In the listing below, count the lines containing the string "script" and state only the number.

__________________________________________________

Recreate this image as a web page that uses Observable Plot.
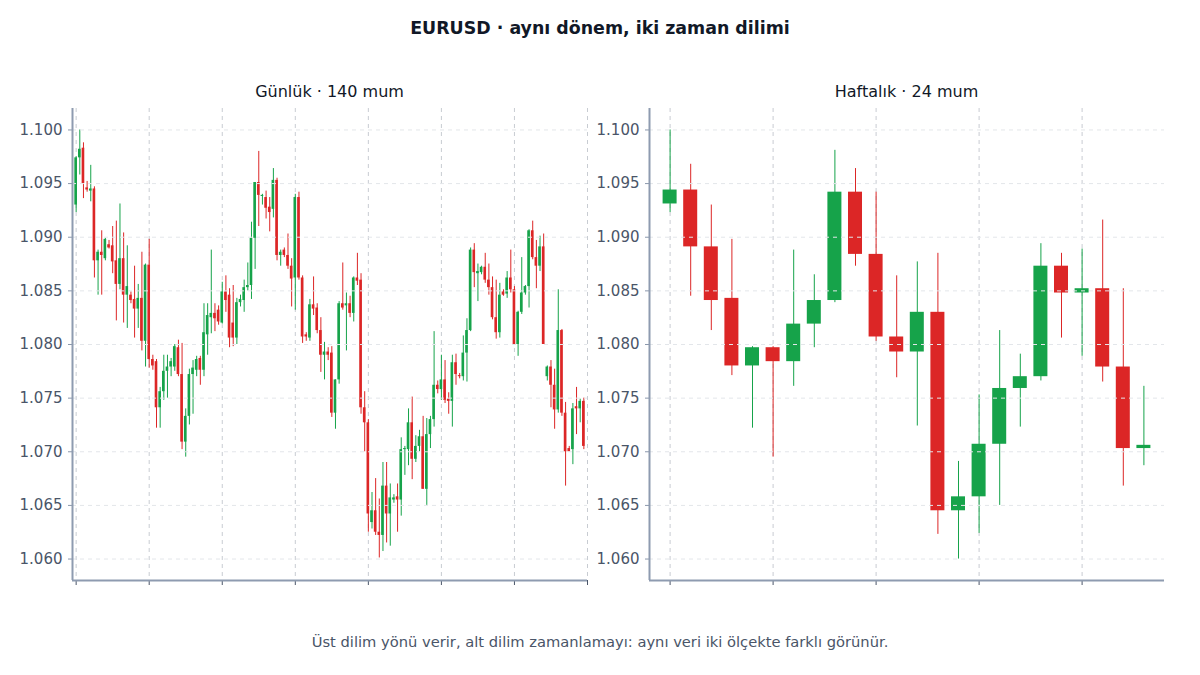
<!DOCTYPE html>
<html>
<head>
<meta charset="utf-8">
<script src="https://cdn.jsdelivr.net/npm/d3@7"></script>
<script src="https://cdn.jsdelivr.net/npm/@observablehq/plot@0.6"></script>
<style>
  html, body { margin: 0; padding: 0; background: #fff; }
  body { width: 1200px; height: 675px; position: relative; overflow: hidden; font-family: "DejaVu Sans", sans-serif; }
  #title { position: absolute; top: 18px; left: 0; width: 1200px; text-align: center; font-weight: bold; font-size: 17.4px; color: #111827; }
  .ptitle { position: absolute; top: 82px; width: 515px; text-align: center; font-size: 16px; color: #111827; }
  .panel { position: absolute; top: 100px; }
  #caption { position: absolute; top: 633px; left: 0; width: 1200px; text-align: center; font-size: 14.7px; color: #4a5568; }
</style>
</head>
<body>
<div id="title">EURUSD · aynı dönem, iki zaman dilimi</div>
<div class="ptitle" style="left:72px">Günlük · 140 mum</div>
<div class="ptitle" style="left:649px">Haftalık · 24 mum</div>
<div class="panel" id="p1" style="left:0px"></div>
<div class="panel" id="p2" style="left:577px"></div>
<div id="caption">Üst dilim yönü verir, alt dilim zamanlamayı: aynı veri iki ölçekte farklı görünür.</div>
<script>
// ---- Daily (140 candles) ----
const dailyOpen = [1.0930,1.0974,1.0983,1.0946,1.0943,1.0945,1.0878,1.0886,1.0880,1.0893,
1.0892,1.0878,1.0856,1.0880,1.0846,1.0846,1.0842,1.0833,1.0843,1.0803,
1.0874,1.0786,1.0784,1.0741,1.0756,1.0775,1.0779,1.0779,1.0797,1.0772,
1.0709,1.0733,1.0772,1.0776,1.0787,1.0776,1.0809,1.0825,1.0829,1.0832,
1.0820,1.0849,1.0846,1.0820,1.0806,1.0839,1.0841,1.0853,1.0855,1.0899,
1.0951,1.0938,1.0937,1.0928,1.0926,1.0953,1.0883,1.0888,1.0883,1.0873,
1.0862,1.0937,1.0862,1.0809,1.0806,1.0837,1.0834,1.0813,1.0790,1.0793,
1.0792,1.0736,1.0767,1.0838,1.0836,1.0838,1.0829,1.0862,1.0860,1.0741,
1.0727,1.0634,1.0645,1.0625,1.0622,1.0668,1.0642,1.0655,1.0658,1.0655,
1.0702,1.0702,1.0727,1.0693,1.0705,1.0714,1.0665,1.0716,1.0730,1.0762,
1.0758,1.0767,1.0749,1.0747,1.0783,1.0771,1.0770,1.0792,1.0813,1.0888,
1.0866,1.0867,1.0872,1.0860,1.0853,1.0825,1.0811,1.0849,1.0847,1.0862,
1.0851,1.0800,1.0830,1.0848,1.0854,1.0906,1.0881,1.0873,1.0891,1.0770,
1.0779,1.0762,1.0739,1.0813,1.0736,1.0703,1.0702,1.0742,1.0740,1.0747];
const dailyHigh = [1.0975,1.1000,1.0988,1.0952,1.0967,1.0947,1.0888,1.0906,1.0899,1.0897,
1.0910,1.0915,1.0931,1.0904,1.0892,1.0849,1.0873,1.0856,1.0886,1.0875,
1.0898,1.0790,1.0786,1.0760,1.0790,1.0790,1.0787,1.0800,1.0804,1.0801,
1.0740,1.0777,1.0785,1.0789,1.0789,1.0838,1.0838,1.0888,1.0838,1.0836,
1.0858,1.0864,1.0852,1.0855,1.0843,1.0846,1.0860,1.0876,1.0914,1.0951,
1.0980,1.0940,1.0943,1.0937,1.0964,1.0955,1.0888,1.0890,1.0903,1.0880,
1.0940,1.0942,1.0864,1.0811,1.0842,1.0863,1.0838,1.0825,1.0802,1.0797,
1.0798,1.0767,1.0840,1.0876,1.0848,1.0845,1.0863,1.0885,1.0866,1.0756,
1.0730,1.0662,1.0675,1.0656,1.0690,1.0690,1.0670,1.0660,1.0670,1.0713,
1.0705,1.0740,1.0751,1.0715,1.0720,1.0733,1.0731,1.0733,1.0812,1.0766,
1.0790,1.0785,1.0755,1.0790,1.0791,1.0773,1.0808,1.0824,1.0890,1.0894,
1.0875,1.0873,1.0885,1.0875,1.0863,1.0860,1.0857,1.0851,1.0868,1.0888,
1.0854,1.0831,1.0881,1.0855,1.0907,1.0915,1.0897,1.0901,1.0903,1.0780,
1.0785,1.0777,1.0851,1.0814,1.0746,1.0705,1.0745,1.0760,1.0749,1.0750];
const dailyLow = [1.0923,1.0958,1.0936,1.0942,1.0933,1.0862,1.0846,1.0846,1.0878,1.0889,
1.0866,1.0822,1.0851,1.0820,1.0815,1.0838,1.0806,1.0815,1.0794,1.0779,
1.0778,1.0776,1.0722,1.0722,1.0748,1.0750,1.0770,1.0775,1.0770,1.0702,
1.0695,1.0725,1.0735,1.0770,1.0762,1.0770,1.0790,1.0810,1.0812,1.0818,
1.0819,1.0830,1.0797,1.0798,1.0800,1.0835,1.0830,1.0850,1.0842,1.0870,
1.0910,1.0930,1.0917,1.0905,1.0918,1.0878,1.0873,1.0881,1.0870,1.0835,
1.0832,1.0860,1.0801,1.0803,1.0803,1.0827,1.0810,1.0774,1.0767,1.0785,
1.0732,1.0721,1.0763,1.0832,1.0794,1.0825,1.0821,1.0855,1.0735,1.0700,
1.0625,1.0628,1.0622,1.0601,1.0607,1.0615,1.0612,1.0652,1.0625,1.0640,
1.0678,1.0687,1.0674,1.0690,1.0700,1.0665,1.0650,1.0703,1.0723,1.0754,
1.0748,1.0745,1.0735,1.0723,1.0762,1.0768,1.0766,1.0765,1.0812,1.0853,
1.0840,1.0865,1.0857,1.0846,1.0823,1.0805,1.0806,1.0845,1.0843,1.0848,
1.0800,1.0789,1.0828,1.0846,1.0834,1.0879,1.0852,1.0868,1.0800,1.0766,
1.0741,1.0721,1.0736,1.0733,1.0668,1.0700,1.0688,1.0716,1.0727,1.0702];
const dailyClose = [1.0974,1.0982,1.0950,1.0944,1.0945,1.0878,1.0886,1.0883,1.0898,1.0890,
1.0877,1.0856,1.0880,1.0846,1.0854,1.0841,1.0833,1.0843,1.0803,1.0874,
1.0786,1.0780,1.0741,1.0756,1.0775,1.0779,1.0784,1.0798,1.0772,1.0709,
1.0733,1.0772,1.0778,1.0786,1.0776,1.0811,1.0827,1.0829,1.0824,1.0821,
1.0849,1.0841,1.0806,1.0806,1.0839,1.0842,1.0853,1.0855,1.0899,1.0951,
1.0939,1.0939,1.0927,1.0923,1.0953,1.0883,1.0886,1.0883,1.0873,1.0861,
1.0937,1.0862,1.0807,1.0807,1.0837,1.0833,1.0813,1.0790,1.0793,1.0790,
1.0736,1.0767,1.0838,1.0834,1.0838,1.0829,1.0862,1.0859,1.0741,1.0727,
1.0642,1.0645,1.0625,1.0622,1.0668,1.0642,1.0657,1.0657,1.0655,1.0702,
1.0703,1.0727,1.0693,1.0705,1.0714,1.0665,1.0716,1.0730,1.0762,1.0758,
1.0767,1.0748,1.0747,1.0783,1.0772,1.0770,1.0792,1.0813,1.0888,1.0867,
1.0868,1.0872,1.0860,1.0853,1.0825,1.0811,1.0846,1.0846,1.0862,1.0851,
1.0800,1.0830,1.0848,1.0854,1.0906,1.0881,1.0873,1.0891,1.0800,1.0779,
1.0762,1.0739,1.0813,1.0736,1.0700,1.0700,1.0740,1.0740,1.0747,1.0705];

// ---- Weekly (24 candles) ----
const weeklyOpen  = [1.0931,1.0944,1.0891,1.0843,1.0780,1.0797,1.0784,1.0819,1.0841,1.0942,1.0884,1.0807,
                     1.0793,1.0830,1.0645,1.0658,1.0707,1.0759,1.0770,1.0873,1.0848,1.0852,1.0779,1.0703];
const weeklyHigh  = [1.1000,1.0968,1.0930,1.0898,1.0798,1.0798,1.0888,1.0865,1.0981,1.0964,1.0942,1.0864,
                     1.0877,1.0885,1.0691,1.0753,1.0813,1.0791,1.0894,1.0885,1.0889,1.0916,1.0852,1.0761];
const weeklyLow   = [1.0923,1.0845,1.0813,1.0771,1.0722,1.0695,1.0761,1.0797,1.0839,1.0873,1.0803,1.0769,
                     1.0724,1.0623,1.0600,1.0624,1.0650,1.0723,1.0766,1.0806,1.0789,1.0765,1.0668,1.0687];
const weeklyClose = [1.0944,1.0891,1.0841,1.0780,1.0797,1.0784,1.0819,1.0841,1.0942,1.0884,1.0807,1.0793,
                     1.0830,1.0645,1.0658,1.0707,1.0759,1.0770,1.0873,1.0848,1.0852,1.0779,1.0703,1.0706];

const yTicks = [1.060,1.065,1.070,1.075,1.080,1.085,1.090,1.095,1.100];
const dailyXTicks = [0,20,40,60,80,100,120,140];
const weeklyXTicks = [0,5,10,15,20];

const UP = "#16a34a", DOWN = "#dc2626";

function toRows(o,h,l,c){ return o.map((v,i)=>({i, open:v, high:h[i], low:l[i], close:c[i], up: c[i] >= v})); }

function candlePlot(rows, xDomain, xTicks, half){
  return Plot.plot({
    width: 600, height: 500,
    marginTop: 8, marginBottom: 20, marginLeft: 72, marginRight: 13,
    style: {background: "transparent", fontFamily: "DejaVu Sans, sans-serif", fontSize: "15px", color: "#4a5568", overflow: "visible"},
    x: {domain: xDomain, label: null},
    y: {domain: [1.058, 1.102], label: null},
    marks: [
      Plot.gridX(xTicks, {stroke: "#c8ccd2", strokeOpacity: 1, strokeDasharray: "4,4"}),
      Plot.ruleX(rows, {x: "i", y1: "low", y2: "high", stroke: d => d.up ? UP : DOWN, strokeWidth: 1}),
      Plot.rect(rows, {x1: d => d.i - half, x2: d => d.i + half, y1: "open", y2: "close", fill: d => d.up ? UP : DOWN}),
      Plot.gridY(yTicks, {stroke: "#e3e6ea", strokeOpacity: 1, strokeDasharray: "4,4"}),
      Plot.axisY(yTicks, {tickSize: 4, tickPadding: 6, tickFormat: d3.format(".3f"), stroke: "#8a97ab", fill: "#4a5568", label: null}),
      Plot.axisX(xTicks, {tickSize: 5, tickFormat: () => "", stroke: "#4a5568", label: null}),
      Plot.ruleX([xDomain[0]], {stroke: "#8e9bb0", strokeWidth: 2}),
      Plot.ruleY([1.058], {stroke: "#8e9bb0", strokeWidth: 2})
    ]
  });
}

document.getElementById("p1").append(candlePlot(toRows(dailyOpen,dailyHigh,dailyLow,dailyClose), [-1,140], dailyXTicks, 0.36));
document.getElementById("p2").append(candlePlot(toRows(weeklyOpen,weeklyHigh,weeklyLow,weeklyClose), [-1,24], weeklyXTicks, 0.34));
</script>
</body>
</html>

__________________________________________________

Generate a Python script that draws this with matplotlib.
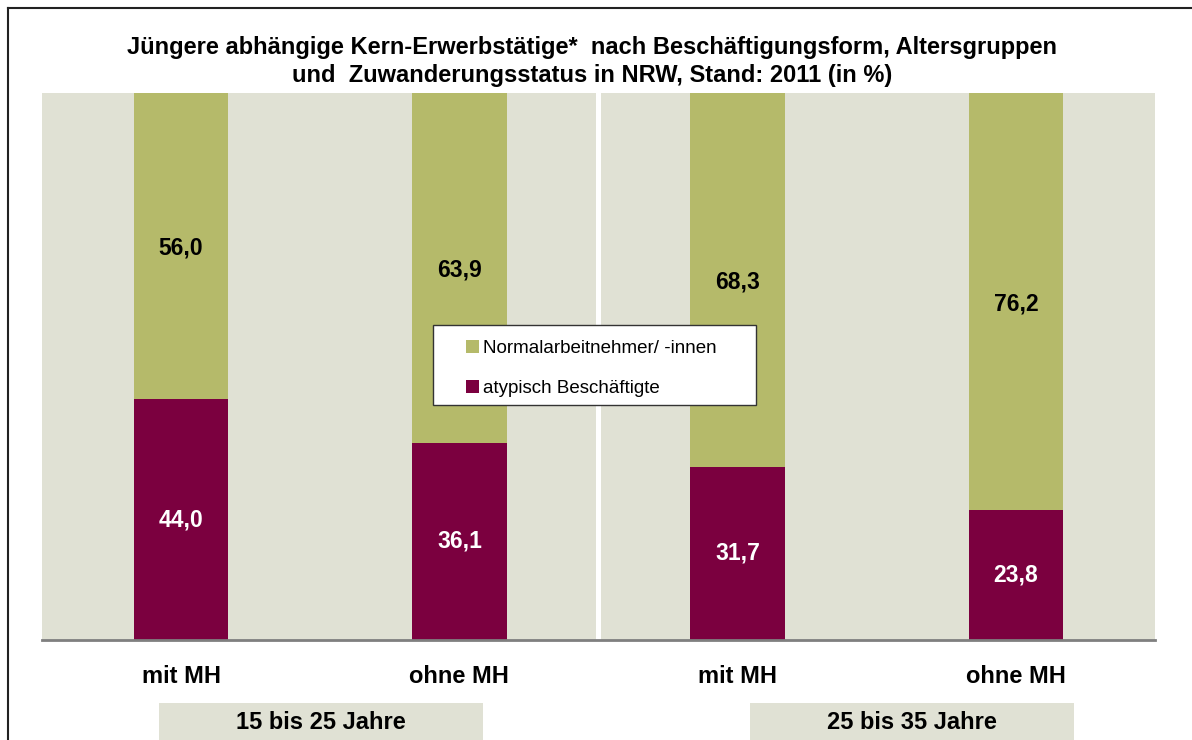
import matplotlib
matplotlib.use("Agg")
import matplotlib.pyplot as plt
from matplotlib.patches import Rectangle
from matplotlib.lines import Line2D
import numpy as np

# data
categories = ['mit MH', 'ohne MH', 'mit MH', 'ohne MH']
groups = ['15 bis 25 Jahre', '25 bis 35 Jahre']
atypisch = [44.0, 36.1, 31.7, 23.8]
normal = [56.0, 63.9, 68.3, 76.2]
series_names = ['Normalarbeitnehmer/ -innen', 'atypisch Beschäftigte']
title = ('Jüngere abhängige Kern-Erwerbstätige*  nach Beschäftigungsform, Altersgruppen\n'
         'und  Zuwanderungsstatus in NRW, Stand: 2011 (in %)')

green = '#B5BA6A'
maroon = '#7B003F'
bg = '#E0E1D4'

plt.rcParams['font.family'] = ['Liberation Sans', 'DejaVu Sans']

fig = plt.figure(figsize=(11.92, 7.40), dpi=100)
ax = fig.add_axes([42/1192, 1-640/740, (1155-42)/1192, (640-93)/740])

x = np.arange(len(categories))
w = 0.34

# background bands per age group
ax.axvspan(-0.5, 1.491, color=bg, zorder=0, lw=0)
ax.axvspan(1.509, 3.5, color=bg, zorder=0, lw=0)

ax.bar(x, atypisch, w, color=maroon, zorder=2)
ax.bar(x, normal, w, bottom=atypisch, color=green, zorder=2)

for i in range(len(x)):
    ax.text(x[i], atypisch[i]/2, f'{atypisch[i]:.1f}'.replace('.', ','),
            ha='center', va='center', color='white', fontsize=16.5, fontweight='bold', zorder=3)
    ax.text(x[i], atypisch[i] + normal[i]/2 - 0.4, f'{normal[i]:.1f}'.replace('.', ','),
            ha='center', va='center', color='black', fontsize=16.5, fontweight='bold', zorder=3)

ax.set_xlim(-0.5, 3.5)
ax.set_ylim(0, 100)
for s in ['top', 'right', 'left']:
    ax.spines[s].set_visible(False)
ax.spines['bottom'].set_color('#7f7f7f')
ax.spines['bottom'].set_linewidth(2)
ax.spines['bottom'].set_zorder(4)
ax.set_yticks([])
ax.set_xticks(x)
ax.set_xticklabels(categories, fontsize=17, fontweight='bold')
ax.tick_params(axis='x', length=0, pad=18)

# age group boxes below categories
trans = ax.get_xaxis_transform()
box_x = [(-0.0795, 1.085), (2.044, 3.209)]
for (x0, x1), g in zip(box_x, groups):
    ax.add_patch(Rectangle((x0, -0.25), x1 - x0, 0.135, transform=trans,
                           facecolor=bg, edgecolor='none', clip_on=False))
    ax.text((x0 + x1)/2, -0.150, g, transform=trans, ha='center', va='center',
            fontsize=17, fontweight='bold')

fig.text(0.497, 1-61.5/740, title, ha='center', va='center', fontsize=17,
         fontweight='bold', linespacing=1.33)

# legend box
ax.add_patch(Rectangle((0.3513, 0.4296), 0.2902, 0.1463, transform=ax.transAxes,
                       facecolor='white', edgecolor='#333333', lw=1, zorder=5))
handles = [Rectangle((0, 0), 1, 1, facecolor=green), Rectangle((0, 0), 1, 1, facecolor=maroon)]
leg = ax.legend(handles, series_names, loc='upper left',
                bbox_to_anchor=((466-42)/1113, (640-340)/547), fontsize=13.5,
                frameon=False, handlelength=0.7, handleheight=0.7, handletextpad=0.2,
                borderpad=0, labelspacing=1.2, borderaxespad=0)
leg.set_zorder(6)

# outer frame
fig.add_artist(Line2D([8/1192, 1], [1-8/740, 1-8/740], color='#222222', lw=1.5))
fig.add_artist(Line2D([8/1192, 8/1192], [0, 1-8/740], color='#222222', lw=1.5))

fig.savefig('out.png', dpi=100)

__________________________________________________

# Solution to this task
5